The MDAnalysis.analysis.density.Density object holds the 3D histogram that was generated with DensityAnalysis. The way a density is generated is by counting how often a particle shows up in one small region of space — a volume element or voxel (orthorhombic box with e.g., 1 Å length, but Density.delta tells you exactly the voxel dimensions) or called a "bin". We average over all frames of a trajectory and normalize the count to get a density (particles per volume). The raw NumPy array with shape (num_bins_x, num_bins_y, num_bins_z) is accessible as Density.grid

The density is associated with the coordinate system of the original simulation. Thus, we also need to know where the origin of the grid of voxels is (Density.origin holds this information). With origin, delta, and the shape of the array we can now calculate where each bin is located in space. The Density.edges attribute provides the value of the bin edge along the x, y, and z axes. For instance edges = [np.array(-2.5, -0.5, 1.5, 3.5]), np.array([0., 1., 2.]), np.array([2.5, 4.5])] belongs to a grid with shape (3, 2, 1) with delta = np.array(2.0, 1.0, 2.0]). The bin in the lower left hand front corner is at origin (-1.5, 0.5, 3.5) (the origin is at the bin’s center) and contains points with coordinates -2.5 ≤ x < -0.5, 0 ≤ y < 1, and 2.5 ≤ z < 4.5.

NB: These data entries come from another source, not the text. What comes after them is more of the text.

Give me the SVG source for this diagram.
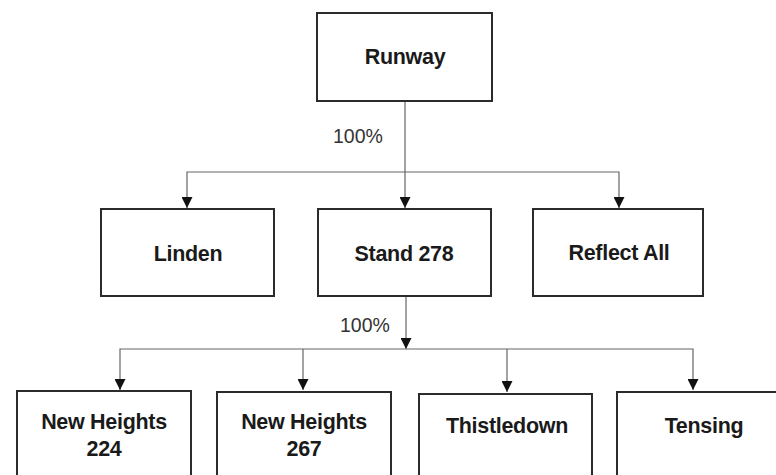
<svg xmlns="http://www.w3.org/2000/svg" width="776" height="475" viewBox="0 0 776 475">
<style>
.box{fill:#fff;stroke:#2b2b2b;stroke-width:2}
.lbl{font-family:"Liberation Sans",Arial,sans-serif;font-weight:bold;font-size:21.5px;fill:#1a1a1a;text-anchor:middle;letter-spacing:-0.3px}
.pct{font-family:"Liberation Sans",Arial,sans-serif;font-size:19.5px;fill:#333}
.con{fill:none;stroke:#666;stroke-width:1.2}
</style>
<defs>
<marker id="ah" viewBox="0 0 10 10" refX="10" refY="5" markerWidth="11" markerHeight="11" markerUnits="userSpaceOnUse" orient="auto-start-reverse">
<path d="M0,0 L10,5 L0,10 Z" fill="#111"/>
</marker>
</defs>
<rect width="776" height="475" fill="#fff"/>
<g id="connectors">
<path class="con" d="M405,101 V208" marker-end="url(#ah)"/>
<path class="con" d="M187,208 V172 H619 V208" marker-start="url(#ah)" marker-end="url(#ah)"/>
<path class="con" d="M406,297 V349" marker-end="url(#ah)"/>
<path class="con" d="M120,390 V349 H693 V390" marker-start="url(#ah)" marker-end="url(#ah)"/>
<path class="con" d="M303,349 V390" marker-end="url(#ah)"/>
<path class="con" d="M507,349 V392" marker-end="url(#ah)"/>
<text class="pct" x="333" y="143">100%</text>
<text class="pct" x="340" y="332">100%</text>
</g>
<g id="runway"><rect class="box" x="317" y="13" width="175" height="88"/><text class="lbl" x="405" y="64">Runway</text></g>
<g id="linden"><rect class="box" x="101" y="209" width="173" height="87"/><text class="lbl" x="188" y="261">Linden</text></g>
<g id="stand278"><rect class="box" x="318" y="209" width="173" height="87"/><text class="lbl" x="404" y="261">Stand 278</text></g>
<g id="reflectall"><rect class="box" x="533" y="209" width="170" height="87"/><text class="lbl" x="619" y="260">Reflect All</text></g>
<g id="newheights224"><rect class="box" x="17" y="391" width="174" height="100"/><text class="lbl" x="104" y="429">New Heights</text><text class="lbl" x="104" y="456">224</text></g>
<g id="newheights267"><rect class="box" x="217" y="392" width="174" height="100"/><text class="lbl" x="304" y="429">New Heights</text><text class="lbl" x="304" y="456">267</text></g>
<g id="thistledown"><rect class="box" x="419" y="394" width="173" height="100"/><text class="lbl" x="507" y="433">Thistledown</text></g>
<g id="tensing"><rect class="box" x="617" y="392" width="175" height="100"/><text class="lbl" x="704" y="433">Tensing</text></g>
</svg>
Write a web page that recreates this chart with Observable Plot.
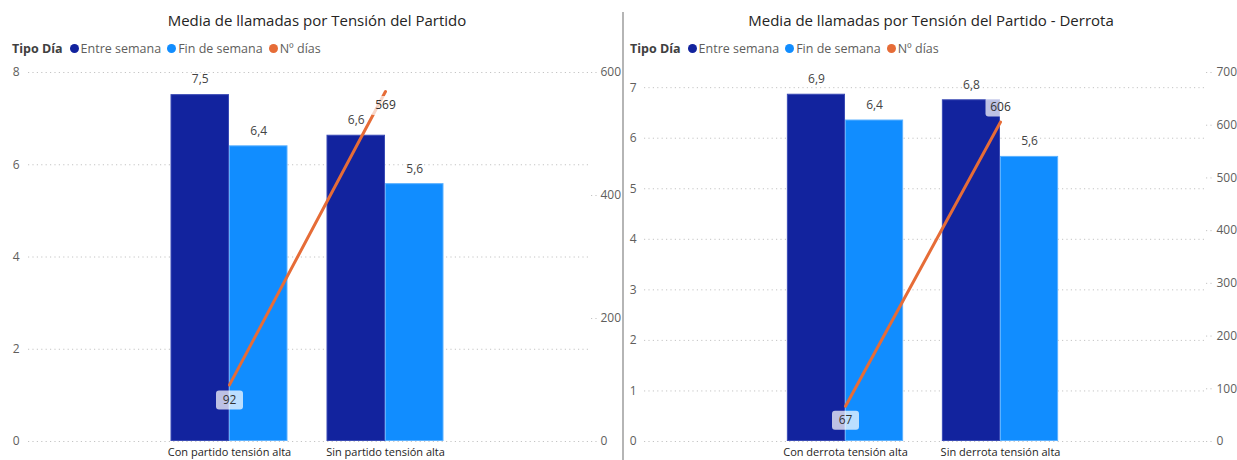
<!DOCTYPE html>
<html><head><meta charset="utf-8">
<script src="https://cdn.jsdelivr.net/npm/d3@7"></script>
<script src="https://cdn.jsdelivr.net/npm/@observablehq/plot@0.6"></script>
<style>
body{margin:0;background:#fff;font-family:"Open Sans",sans-serif;}
#wrap{position:relative;width:1237px;height:460px;overflow:hidden;background:#fff;}
.panel{position:absolute;top:0;height:460px;}
.title{position:absolute;top:10px;left:0;right:0;text-align:center;font-size:15px;color:#252423;white-space:nowrap;}
.legend{position:absolute;top:40px;font-size:12.5px;color:#605E5C;display:flex;align-items:center;white-space:nowrap;}
.legend b{color:#404040;margin-right:7px;font-weight:700;}
.legend .sw{display:inline-block;width:9px;height:9px;border-radius:50%;margin-right:2px;}
.legend .it{margin-right:6px;display:flex;align-items:center;}
.panel svg{position:absolute;left:0;top:0;}
#divider{position:absolute;left:622px;top:12px;width:2px;height:448px;background:#b5b5b5;}
</style></head>
<body><div id="wrap"><div id="divider"></div></div>
<script>
// ---- data ----
const legendTitle = "Tipo Día";
const seriesNames = ["Entre semana", "Fin de semana", "Nº días"];
const seriesColors = ["#12239E", "#118DFF", "#E66C37"];

const titleA = "Media de llamadas por Tensión del Partido";
const catsA = ["Con partido tensión alta", "Sin partido tensión alta"];
const entreA = [7.52, 6.64];
const finA = [6.41, 5.59];
const diasA = [92, 569];
const leftTicksA = [0, 2, 4, 6, 8];
const rightTicksA = [0, 200, 400, 600];

const titleB = "Media de llamadas por Tensión del Partido - Derrota";
const catsB = ["Con derrota tensión alta", "Sin derrota tensión alta"];
const entreB = [6.87, 6.76];
const finB = [6.36, 5.64];
const diasB = [67, 606];
const leftTicksB = [0, 1, 2, 3, 4, 5, 6, 7];
const rightTicksB = [0, 100, 200, 300, 400, 500, 600, 700];

// ---- helpers ----
const fmt = v => d3.format(".1f")(v).replace(".", ",");

function boxSymbol(w, h, r) {
  return {
    draw(ctx) {
      const x0 = -w / 2, y0 = -h / 2, x1 = w / 2, y1 = h / 2;
      ctx.moveTo(x0 + r, y0);
      ctx.lineTo(x1 - r, y0); ctx.arcTo(x1, y0, x1, y0 + r, r);
      ctx.lineTo(x1, y1 - r); ctx.arcTo(x1, y1, x1 - r, y1, r);
      ctx.lineTo(x0 + r, y1); ctx.arcTo(x0, y1, x0, y1 - r, r);
      ctx.lineTo(x0, y0 + r); ctx.arcTo(x0, y0, x0 + r, y0, r);
      ctx.closePath();
    }
  };
}

function drawPanel(cfg) {
  const wrap = document.getElementById("wrap");
  const panel = document.createElement("div");
  panel.className = "panel";
  panel.style.left = cfg.left + "px";
  panel.style.width = cfg.width + "px";
  wrap.appendChild(panel);

  const k = cfg.yMax / cfg.y2Max;
  const half = 0.375;
  const bars = cfg.cats.flatMap((c, i) => [
    {i, s: 0, v: cfg.entre[i]},
    {i, s: 1, v: cfg.fin[i]}
  ]);
  const pts = cfg.cats.map((c, i) => ({i, d: cfg.dias[i], yy: cfg.dias[i] * k}));

  const lineLabelMarks = pts.flatMap((p, j) => {
    const w = String(p.d).length > 2 ? 30 : 27;
    return [
      Plot.dot([p], {x: "i", y: "yy", dy: cfg.labelDy[j], symbol: boxSymbol(w, 19, 3), r: 5,
        fill: "white", fillOpacity: 0.72, stroke: "none"}),
      Plot.text([p], {x: "i", y: "yy", dy: cfg.labelDy[j], text: d => String(d.d), fill: "#333", fontSize: 12})
    ];
  });

  const svg = Plot.plot({
    width: cfg.width, height: 460,
    marginTop: 72, marginBottom: 19, marginLeft: cfg.ml, marginRight: cfg.mr,
    x: {type: "linear", domain: [0, 1], range: cfg.xRange, axis: null, label: null},
    y: {domain: [0, cfg.yMax], axis: null, label: null},
    style: {fontFamily: "Open Sans, sans-serif", fontSize: "12px", background: "white", overflow: "visible"},
    marks: [
      Plot.ruleY(cfg.leftTicks, {stroke: "#c4c4c4", strokeDasharray: "1.2,3.2"}),
      Plot.axisY({ticks: cfg.leftTicks, anchor: "left", tickSize: 0, tickPadding: cfg.lpad, label: null,
        fill: "#605E5C", tickFormat: d => String(d), fontSize: 12}),
      Plot.axisY({ticks: cfg.rightTicks.map(t => t * k), anchor: "right", tickSize: cfg.rtick, label: null,
        tickPadding: cfg.rpad, stroke: "#c4c4c4", strokeDasharray: "1.2,3.2",
        fill: "#605E5C", tickFormat: t => String(Math.round(t / k)), fontSize: 12}),
      Plot.rectY(bars.filter(d => d.s === 0), {x1: d => d.i - half, x2: d => d.i, y1: 0, y2: "v",
        fill: seriesColors[0], stroke: "#3a4ab5", strokeWidth: 1, inset: 0.5}),
      Plot.rectY(bars.filter(d => d.s === 1), {x1: d => d.i, x2: d => d.i + half, y1: 0, y2: "v",
        fill: seriesColors[1], stroke: "#5cb1ff", strokeWidth: 1, inset: 0.5}),
      Plot.text(bars, {x: d => d.i + (d.s === 0 ? -half / 2 : half / 2), y: "v", text: d => fmt(d.v),
        dy: -15, fill: "#444", fontSize: 12}),
      Plot.axisX({ticks: [0, 1], tickFormat: i => cfg.cats[i], tickSize: 0, tickPadding: 7, label: null,
        fill: "#252423", fontSize: 11, anchor: "bottom"}),
      Plot.line(pts, {x: "i", y: "yy", stroke: seriesColors[2], strokeWidth: 3}),
      ...lineLabelMarks
    ]
  });
  panel.appendChild(svg);

  const t = document.createElement("div");
  t.className = "title";
  t.style.paddingLeft = cfg.titleShift + "px";
  t.textContent = cfg.title;
  panel.appendChild(t);

  const lg = document.createElement("div");
  lg.className = "legend";
  lg.style.left = cfg.legendLeft + "px";
  const b = document.createElement("b");
  b.textContent = legendTitle;
  lg.appendChild(b);
  seriesNames.forEach((n, idx) => {
    const it = document.createElement("span");
    it.className = "it";
    const sw = document.createElement("span");
    sw.className = "sw";
    sw.style.background = seriesColors[idx];
    it.appendChild(sw);
    it.appendChild(document.createTextNode(n));
    lg.appendChild(it);
  });
  panel.appendChild(lg);
}

drawPanel({left: 0, width: 620, ml: 28, mr: 30, lpad: 9, rtick: 6, rpad: 4,
  xRange: [229, 385], yMax: 8, y2Max: 600, labelDy: [15, 14],
  cats: catsA, entre: entreA, fin: finA, dias: diasA,
  leftTicks: leftTicksA, rightTicks: rightTicksA, title: titleA, titleShift: 14, legendLeft: 12});

drawPanel({left: 625, width: 612, ml: 19, mr: 32, lpad: 8, rtick: 6, rpad: 5,
  xRange: [220, 375], yMax: 7.3, y2Max: 700, labelDy: [14, -15],
  cats: catsB, entre: entreB, fin: finB, dias: diasB,
  leftTicks: leftTicksB, rightTicks: rightTicksB, title: titleB, titleShift: 0, legendLeft: 5});
</script>
</body></html>
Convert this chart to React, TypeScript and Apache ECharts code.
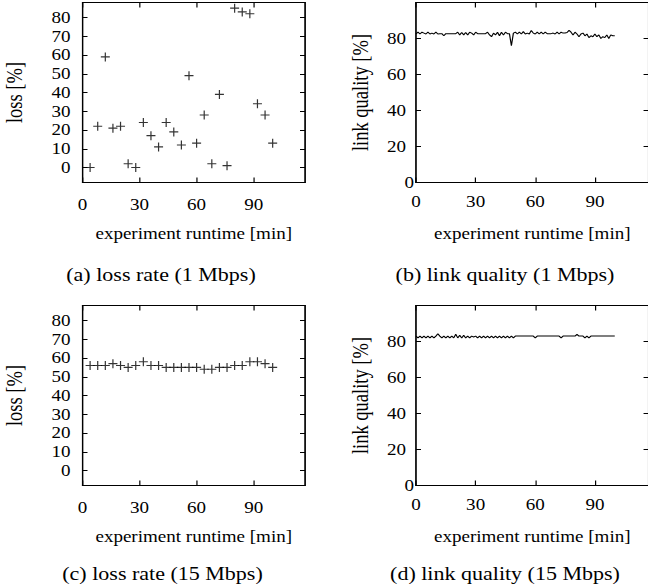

The class contains methods to change in which units the density is stored, namely Density.convert_density(). This method changes the underlying data by multiplying the values stored in grid with an appropriate factor.

Other methods are inherited from the gridData.core.Grid class that forms the basis for Density. See the GridDataFormats documentation for what else one can do with these classes. For instance, one can treat two Density objects as numpy arrays and perform arithmetic on them such as subtracting them to get a difference density.

Example: comparing water densities

You can subtract densities if they were generated on the same coordinate system (i.e., have the same edges).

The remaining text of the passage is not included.